SOURCE DATA:
-------
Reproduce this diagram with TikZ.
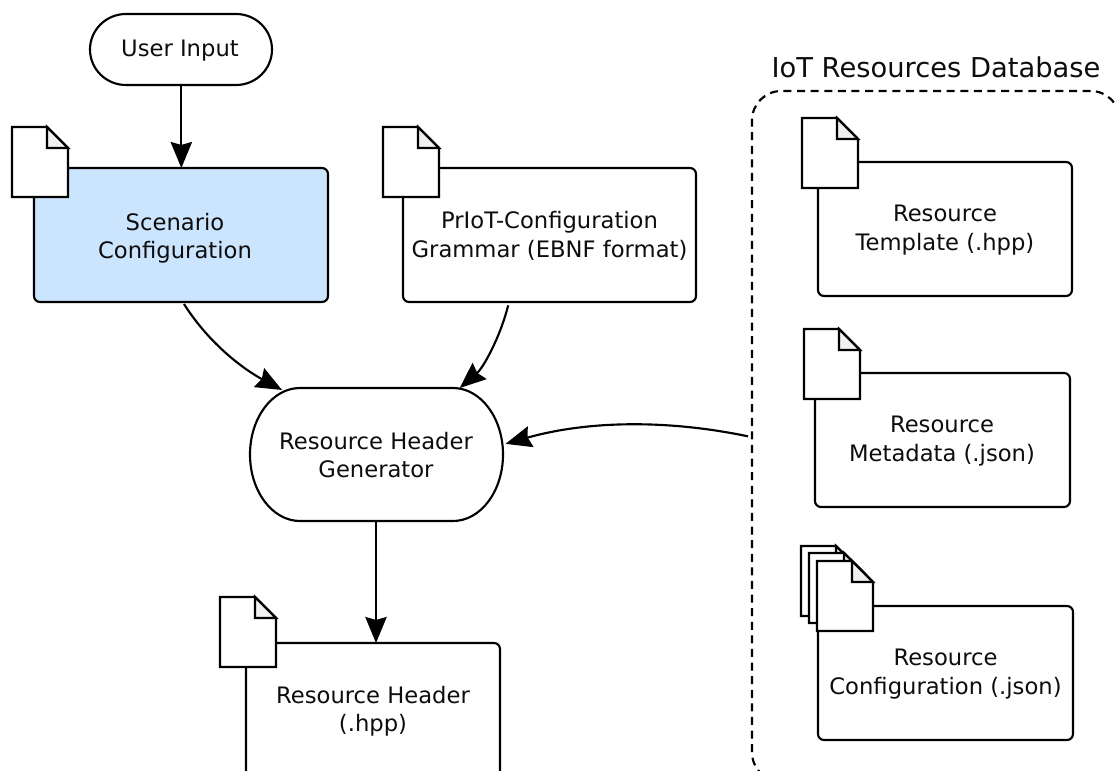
\documentclass[tikz,border=0pt]{standalone}
\usepackage{fontspec}
\setmainfont{DejaVu Sans}
\usetikzlibrary{arrows.meta}
\tikzset{
  x=0.75pt,y=-0.75pt,
  every node/.style={inner sep=0pt,outer sep=0pt},
  box/.style={draw=black,line width=1.6pt,rounded corners=4.5pt,fill=white,anchor=north west},
  hotbox/.style={box,fill=cfgblue},
  txt/.style={align=center,font=\fontsize{17pt}{21.3pt}\selectfont,text=black!95},
  titletxt/.style={font=\fontsize{20.5pt}{24pt}\selectfont,text=black!95},
  conn/.style={draw=black,line width=1.6pt,-{Stealth[length=19.5pt,width=16pt,inset=2.2pt]}},
  pics/docicon/.style={code={
    \draw[line width=1.6pt,fill=white,line join=miter] (0,0) -- (35,0) -- (56,21) -- (56,70) -- (0,70) -- cycle;
    \draw[line width=1.6pt,fill=black!6,line join=miter] (35,0) -- (56,21) -- (35,21) -- cycle;
  }}
}
\definecolor{cfgblue}{HTML}{CCE5FF}
\begin{document}
\begin{tikzpicture}
\clip (0,0) rectangle (1115,771);
% nodes
\node[box,draw=none,fill=none,minimum width=137pt,minimum height=53.25pt] (input) at (90,14) {};
\draw[line width=1.6pt] (126,14) -- (236,14) arc[start angle=-90,end angle=90,x radius=36,y radius=35.5] -- (126,85) arc[start angle=90,end angle=270,x radius=36,y radius=35.5] -- cycle;
\node[txt] (inputt) at (180,50.5) {User Input};

\node[box,hotbox,minimum width=220.5pt,minimum height=100.5pt] (sc) at (34,168) {};
\path (12,127) pic {docicon};
\node[txt] (sct) at (175,238.5) {Scenario\\Configuration};

\node[box,minimum width=219.75pt,minimum height=100.5pt] (gr) at (403,168) {};
\path (383,127) pic {docicon};
\node[txt] (grt) at (549.5,236) {PrIoT-Configuration\\Grammar (EBNF format)};

\node[box,draw=none,fill=none,minimum width=189.75pt,minimum height=99.75pt] (gen) at (249.5,388) {};
\draw[line width=1.6pt] (300,388) -- (453,388) arc[start angle=-90,end angle=90,x radius=50,y radius=66.5] -- (300,521) arc[start angle=90,end angle=270,x radius=50,y radius=66.5] -- cycle;
\node[txt] (gent) at (376,455) {Resource Header\\Generator};

\node[box,minimum width=190.5pt,minimum height=105pt] (hdr) at (246,643) {};
\path (220,597) pic {docicon};
\node[txt] (hdrt) at (373,711) {Resource Header\\(.hpp)};

\node[box,line width=1.6pt,dash pattern=on 6pt off 4.2pt,rounded corners=22pt,fill=none,minimum width=276pt,minimum height=518pt] (db) at (752,91) {};
\node[titletxt] (dbt) at (936,67.5) {IoT Resources Database};

\node[box,minimum width=190.5pt,minimum height=100.5pt] (tp) at (818,162) {};
\path (802,118) pic {docicon};
\node[txt] (tpt) at (945,230) {Resource\\Template (.hpp)};

\node[box,minimum width=191.25pt,minimum height=100.5pt] (md) at (815,373) {};
\path (804,329) pic {docicon};
\node[txt] (mdt) at (942,441) {Resource\\Metadata (.json)};

\node[box,minimum width=191.25pt,minimum height=100.5pt] (cf) at (818,606) {};
\path (801,546) pic {docicon};
\path (809,553) pic {docicon};
\path (817,561) pic {docicon};
\node[txt] (cft) at (945.5,674) {Resource\\Configuration (.json)};

% connectors
\draw[conn] (input.south) -- (input.south |- sc.north);
\draw[conn] ([xshift=2.25pt,yshift=-1.5pt]sc.south) .. controls (210,345) and (245,370) .. ([xshift=24.4pt,yshift=-1.5pt]gen.north west);
\draw[conn] ([xshift=-31pt,yshift=-2.5pt]gr.south) .. controls (500,338) and (483,368) .. ([xshift=-32pt,yshift=0pt]gen.north east);
\draw[conn] ([xshift=-3pt,yshift=0pt]db.west) .. controls (670,420) and (590,420) .. ([xshift=2.25pt,yshift=8pt]gen.east);
\draw[conn] (gen.south) -- (gen.south |- hdr.north);
\end{tikzpicture}
\end{document}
-------
REQUIRED WORK:
Each line of the data is to be duplicated exactly; pictures stay out of the copy.

FINAL RESULT:
Reproduce this diagram with TikZ.
\documentclass[tikz,border=0pt]{standalone}
\usepackage{fontspec}
\setmainfont{DejaVu Sans}
\usetikzlibrary{arrows.meta}
\tikzset{
  x=0.75pt,y=-0.75pt,
  every node/.style={inner sep=0pt,outer sep=0pt},
  box/.style={draw=black,line width=1.6pt,rounded corners=4.5pt,fill=white,anchor=north west},
  hotbox/.style={box,fill=cfgblue},
  txt/.style={align=center,font=\fontsize{17pt}{21.3pt}\selectfont,text=black!95},
  titletxt/.style={font=\fontsize{20.5pt}{24pt}\selectfont,text=black!95},
  conn/.style={draw=black,line width=1.6pt,-{Stealth[length=19.5pt,width=16pt,inset=2.2pt]}},
  pics/docicon/.style={code={
    \draw[line width=1.6pt,fill=white,line join=miter] (0,0) -- (35,0) -- (56,21) -- (56,70) -- (0,70) -- cycle;
    \draw[line width=1.6pt,fill=black!6,line join=miter] (35,0) -- (56,21) -- (35,21) -- cycle;
  }}
}
\definecolor{cfgblue}{HTML}{CCE5FF}
\begin{document}
\begin{tikzpicture}
\clip (0,0) rectangle (1115,771);
% nodes
\node[box,draw=none,fill=none,minimum width=137pt,minimum height=53.25pt] (input) at (90,14) {};
\draw[line width=1.6pt] (126,14) -- (236,14) arc[start angle=-90,end angle=90,x radius=36,y radius=35.5] -- (126,85) arc[start angle=90,end angle=270,x radius=36,y radius=35.5] -- cycle;
\node[txt] (inputt) at (180,50.5) {User Input};

\node[box,hotbox,minimum width=220.5pt,minimum height=100.5pt] (sc) at (34,168) {};
\path (12,127) pic {docicon};
\node[txt] (sct) at (175,238.5) {Scenario\\Configuration};

\node[box,minimum width=219.75pt,minimum height=100.5pt] (gr) at (403,168) {};
\path (383,127) pic {docicon};
\node[txt] (grt) at (549.5,236) {PrIoT-Configuration\\Grammar (EBNF format)};

\node[box,draw=none,fill=none,minimum width=189.75pt,minimum height=99.75pt] (gen) at (249.5,388) {};
\draw[line width=1.6pt] (300,388) -- (453,388) arc[start angle=-90,end angle=90,x radius=50,y radius=66.5] -- (300,521) arc[start angle=90,end angle=270,x radius=50,y radius=66.5] -- cycle;
\node[txt] (gent) at (376,455) {Resource Header\\Generator};

\node[box,minimum width=190.5pt,minimum height=105pt] (hdr) at (246,643) {};
\path (220,597) pic {docicon};
\node[txt] (hdrt) at (373,711) {Resource Header\\(.hpp)};

\node[box,line width=1.6pt,dash pattern=on 6pt off 4.2pt,rounded corners=22pt,fill=none,minimum width=276pt,minimum height=518pt] (db) at (752,91) {};
\node[titletxt] (dbt) at (936,67.5) {IoT Resources Database};

\node[box,minimum width=190.5pt,minimum height=100.5pt] (tp) at (818,162) {};
\path (802,118) pic {docicon};
\node[txt] (tpt) at (945,230) {Resource\\Template (.hpp)};

\node[box,minimum width=191.25pt,minimum height=100.5pt] (md) at (815,373) {};
\path (804,329) pic {docicon};
\node[txt] (mdt) at (942,441) {Resource\\Metadata (.json)};

\node[box,minimum width=191.25pt,minimum height=100.5pt] (cf) at (818,606) {};
\path (801,546) pic {docicon};
\path (809,553) pic {docicon};
\path (817,561) pic {docicon};
\node[txt] (cft) at (945.5,674) {Resource\\Configuration (.json)};

% connectors
\draw[conn] (input.south) -- (input.south |- sc.north);
\draw[conn] ([xshift=2.25pt,yshift=-1.5pt]sc.south) .. controls (210,345) and (245,370) .. ([xshift=24.4pt,yshift=-1.5pt]gen.north west);
\draw[conn] ([xshift=-31pt,yshift=-2.5pt]gr.south) .. controls (500,338) and (483,368) .. ([xshift=-32pt,yshift=0pt]gen.north east);
\draw[conn] ([xshift=-3pt,yshift=0pt]db.west) .. controls (670,420) and (590,420) .. ([xshift=2.25pt,yshift=8pt]gen.east);
\draw[conn] (gen.south) -- (gen.south |- hdr.north);
\end{tikzpicture}
\end{document}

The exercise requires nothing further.